Construction of a quadra-functional MXene-mediated photocatalytic solar-driven interfacial evaporation materials: The regulation strategy of MXene in enhancing seawater evaporation and degradation

Solar-driven desalination is a promising approach for alleviating water shortages. However, the low evaporation rate severely restricts the widespread application of solar evaporation materials. In this study, an MXene was developed as a cross-linker and photothermal material and then combined with BiOBr to create a photoinitiator and photocatalyst for synthesizing MXene-based aerogels. Owing to MXene contents influenced the pore size and light-absorption ability of aerogel, and further significantly impacted the water transmission and photothermal conversion properties of aerogel, the water evaporation rate could be elevated by regulating the content of MXene. The optimal aerogel exhibited excellent light-absorption capacity (~92 %), super-hydrophilicity (water contact angle reaching 0° in less than 1 s), low thermal conductivity (0.03212 W m⁻¹ K⁻¹), appropriate pore-size distribution (concentrated in the 9.6–30.8 μm range) and high toughness. Under 100 mW cm⁻² irradiation, the water evaporation rate and photothermal conversion efficiency of the optimal aerogel were 1.73 kg m⁻² h⁻¹ and 88.36 %, respectively. Furthermore, no significant salt accumulation was observed at the surface even after 10 h of cyclic evaporation.

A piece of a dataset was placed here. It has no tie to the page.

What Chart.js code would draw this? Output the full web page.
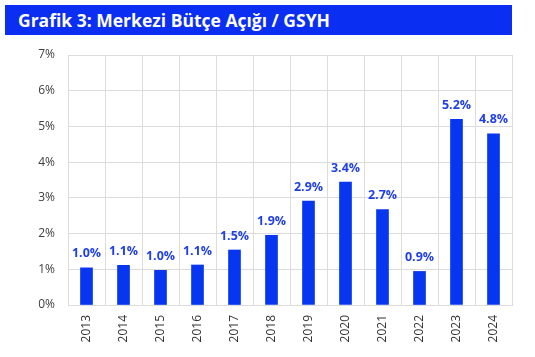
<!DOCTYPE html>
<html><head><meta charset="utf-8">
<script src="https://cdn.jsdelivr.net/npm/chart.js@4/dist/chart.umd.min.js"></script>
<style>
html,body{margin:0;padding:0;background:#fff;width:535px;height:357px;overflow:hidden;}
#title{position:absolute;left:5px;top:5px;width:507px;height:30px;background:#0a2ef2;color:#fff;font-family:"Open Sans",sans-serif;font-weight:700;font-size:17.5px;line-height:30px;padding-left:13px;box-sizing:border-box;}
#wrap{position:absolute;left:0;top:0;width:535px;height:357px;}
</style></head><body>
<div id="title">Grafik 3: Merkezi Bütçe Açığı / GSYH</div>
<div id="wrap"><canvas id="c" width="535" height="357"></canvas></div>
<script>
const categories = ["2013","2014","2015","2016","2017","2018","2019","2020","2021","2022","2023","2024"];
const deficitValues = [1.04,1.11,0.97,1.12,1.54,1.95,2.91,3.44,2.67,0.94,5.2,4.79];
const yTicks = [0,1,2,3,4,5,6,7];

const labelPlugin = {
  id:'barLabels',
  afterDatasetsDraw(chart){
    const ctx = chart.ctx;
    const meta = chart.getDatasetMeta(0);
    ctx.save();
    ctx.font = 'bold 12.5px "Open Sans", sans-serif';
    ctx.fillStyle = '#1f3fe8';
    ctx.textAlign = 'center';
    ctx.textBaseline = 'middle';
    meta.data.forEach((bar,i)=>{
      ctx.fillText(deficitValues[i].toFixed(1)+'%', bar.x, bar.y-14);
    });
    ctx.restore();
  }
};

new Chart(document.getElementById('c'),{
  type:'bar',
  data:{labels:categories,datasets:[{data:deficitValues,backgroundColor:'#0636f0',barThickness:12}]},
  options:{
    responsive:false,animation:false,
    layout:{padding:{top:55,right:23,left:0,bottom:0}},
    plugins:{legend:{display:false},tooltip:{enabled:false}},
    scales:{
      x:{
        grid:{color:'#dcdcdc',drawTicks:false,offset:true},
        border:{color:'#dcdcdc'},
        ticks:{minRotation:90,maxRotation:90,padding:10,color:'#333',font:{family:'"Open Sans", sans-serif',size:12}},
        afterFit(s){s.height=52;}
      },
      y:{
        min:0,max:7,
        afterBuildTicks(s){s.ticks=yTicks.map(v=>({value:v}));},
        grid:{color:'#dcdcdc',drawTicks:false},
        border:{color:'#dcdcdc'},
        ticks:{padding:13,color:'#404040',font:{family:'"Open Sans", sans-serif',size:12},callback:v=>v+'%'},
        afterFit(s){s.width=68;}
      }
    }
  },
  plugins:[labelPlugin]
});
</script>
</body></html>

When seawater was contaminated with organic pollutant (e.g. rhodamine B (RhB)), the aerogel achieved photo-decolorization efficiency of 99.12 % and salt ions removal rate of 99.5 %. Therefore, the obtained aerogel with integrated high evaporation rates and photocatalytic characteristic meets the trend of “multi-function integration” and is expected to offer an effective solution for addressing the global water scarcity issue.